Q: I am 24 and could sign up for insurance through my father’s employer. Or I could buy my own insurance in the exchange. What are the pros and cons?
A. First, compare the costs:
- Depending on how your father’s employer structures benefits, and whether there are other family members covered on the plan, there may or may not be an additional premium taken out of your father’s paycheck if he adds you to his plan.
- If you shop in the exchange, your eligibility for subsidies is based on household income. If your father claims you as a dependent on his tax return, his income (and the rest of his household’s income) would be counted in determining whether you’re eligible for subsidies in the exchange. But if you file your own taxes, your household income would be based on the income on your own return.

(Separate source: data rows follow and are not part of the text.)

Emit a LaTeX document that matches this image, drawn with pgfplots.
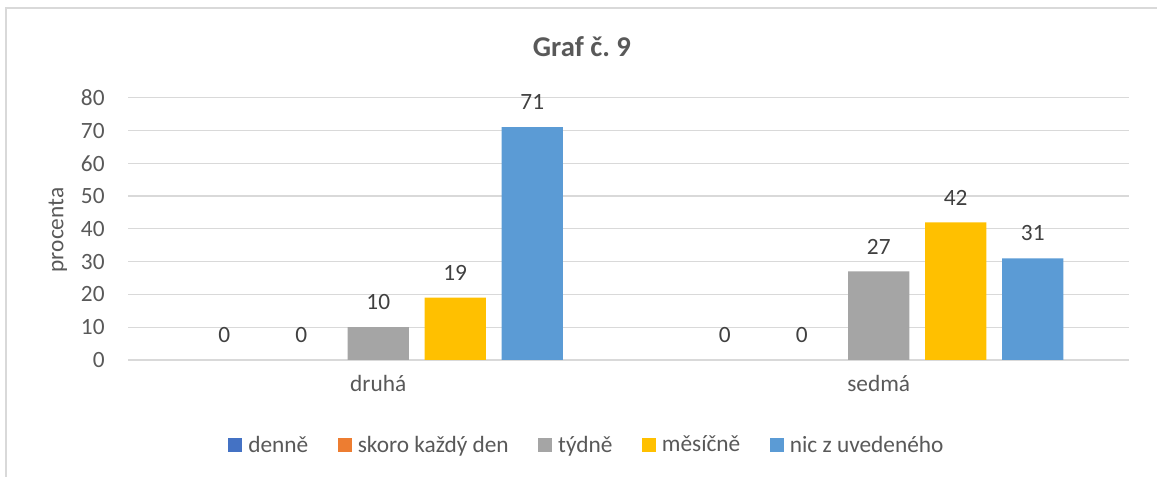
\documentclass[border=0pt]{standalone}
\usepackage{fontspec}
\setmainfont{Carlito}
\usepackage{pgfplots}
\pgfplotsset{compat=1.18}
\definecolor{cDen}{HTML}{4472C4}
\definecolor{cSko}{HTML}{ED7D31}
\definecolor{cTyd}{HTML}{A5A5A5}
\definecolor{cMes}{HTML}{FFC000}
\definecolor{cNic}{HTML}{5B9BD5}
\definecolor{cTxt}{HTML}{595959}
\definecolor{cLab}{HTML}{404040}
\definecolor{cGrid}{HTML}{D9D9D9}
\frenchspacing
\begin{document}
\begin{tikzpicture}[x=0.75pt,y=0.75pt]
\path[use as bounding box] (0,0) rectangle (1157,477);
\draw[cGrid, line width=1.5pt] (6,0) -- (6,469) -- (1157,469);
\node[font=\fontsize{21.5}{25}\selectfont\bfseries, text=cTxt] at (582,430) {Graf č. 9};
\node[font=\fontsize{17.5}{21}\selectfont, text=cTxt, rotate=90] at (58,247) {procenta};
\begin{axis}[
  at={(96pt,87.75pt)}, anchor=south west,
  scale only axis, width=750.75pt, height=196.7pt,
  xmin=-0.5, xmax=1.5, ymin=0, ymax=80,
  ytick={0,10,...,80},
  xtick={0,1}, xticklabels={druhá,sedmá},
  axis line style={draw=none},
  major tick length=0pt,
  ymajorgrids, grid style={cGrid, line width=0.9pt},
  tick label style={font=\fontsize{17.5}{21}\selectfont, text=cTxt},
  /pgf/number format/assume math mode=true,
  yticklabel style={xshift=-14pt},
  xticklabel style={yshift=-8pt},
  ybar, bar width=0.122,
  nodes near coords,
  every node near coord/.append style={font=\fontsize{17.5}{21}\selectfont, text=cLab, anchor=south, inner sep=0pt, yshift=12.75pt},
  legend columns=5,
  legend image code/.code={\fill[#1] (0pt,-5.25pt) rectangle (10.5pt,5.25pt);},
  legend style={at={(0.4605,-0.324)}, anchor=center, draw=none, font=\fontsize{17.5}{21}\selectfont, text=cTxt,
    nodes={inner xsep=4.5pt, inner ysep=0pt},
    /tikz/every even column/.append style={column sep=17.6pt}},
]
\addplot[fill=none, draw=none, bar shift=-0.3077,
  legend image code/.code={\fill[cDen] (0pt,-5.25pt) rectangle (10.5pt,5.25pt);}] coordinates {(0,0) (1,0)};
\addplot[fill=none, draw=none, bar shift=-0.1538,
  legend image code/.code={\fill[cSko] (0pt,-5.25pt) rectangle (10.5pt,5.25pt);}] coordinates {(0,0) (1,0)};
\addplot[fill=cTyd, draw=none, bar shift=0] coordinates {(0,10) (1,27)};
\addplot[fill=cMes, draw=none, bar shift=0.1538] coordinates {(0,19) (1,42)};
\addplot[fill=cNic, draw=none, bar shift=0.3077] coordinates {(0,71) (1,31)};
\legend{denně, skoro každý den, týdně, měsíčně, nic z uvedeného}
\end{axis}
\end{tikzpicture}
\end{document}
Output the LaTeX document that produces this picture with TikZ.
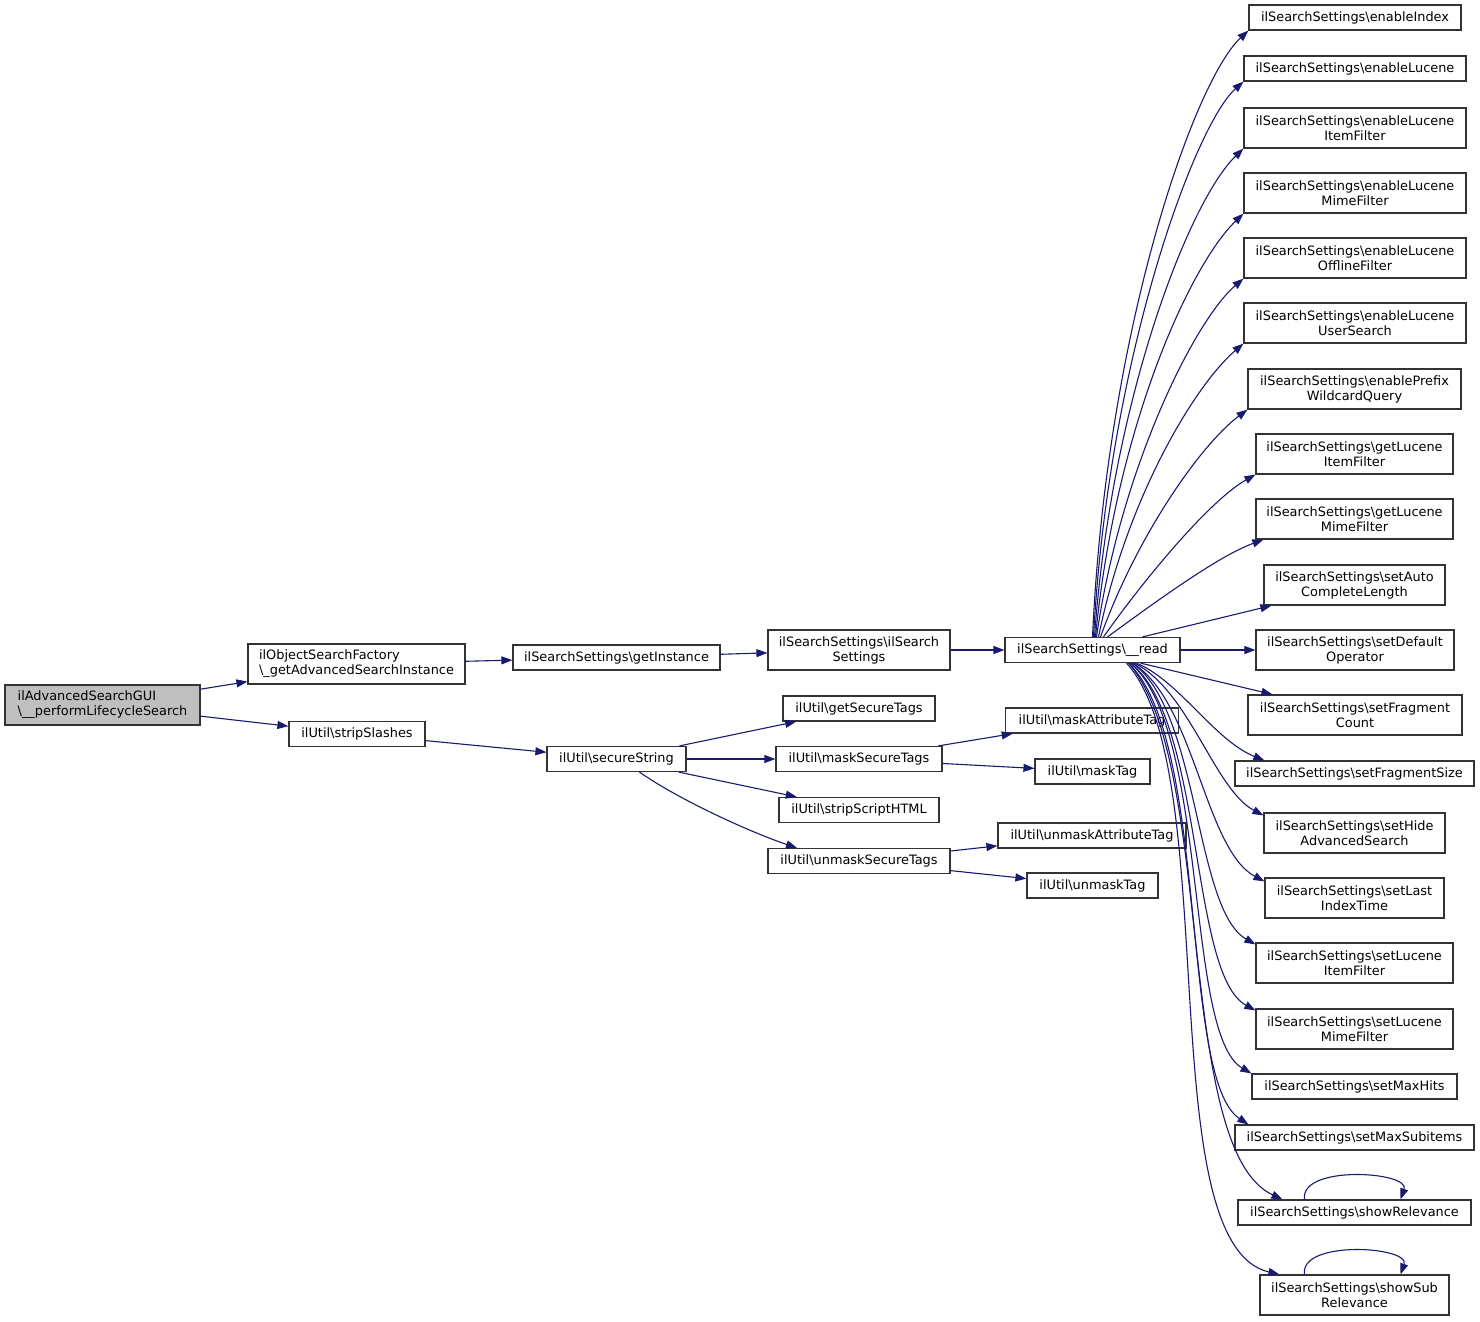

- Be sure to compare the non-premium costs of the various options too. Consider the deductible, copays, coinsurance, and out-of-pocket maximum on the plan through your father’s employer, and how it compares with the options you could get on your own.
Then find out the details of the provider network for your father’s plan. Can you go out of network? How much more would it cost? If your father’s plan is limited to local medical providers and you live far away, that might be a reason to get your own plan instead.
If you’re married, your father’s plan does not have to cover your spouse. You can remain on your father’s plan until you turn 26 — even if you’re married — but your spouse would have to get a separate policy.
Finally, keep in mind that if you become pregnant, your father’s plan may not cover maternity care for you. His plan is almost certainly required to cover maternity for employees and spouses, but that provision does not apply to employees’ children. Prenatal care is covered for dependents, but the cost of the labor and delivery could be out-of-pocket. If you get your own plan, it will cover maternity.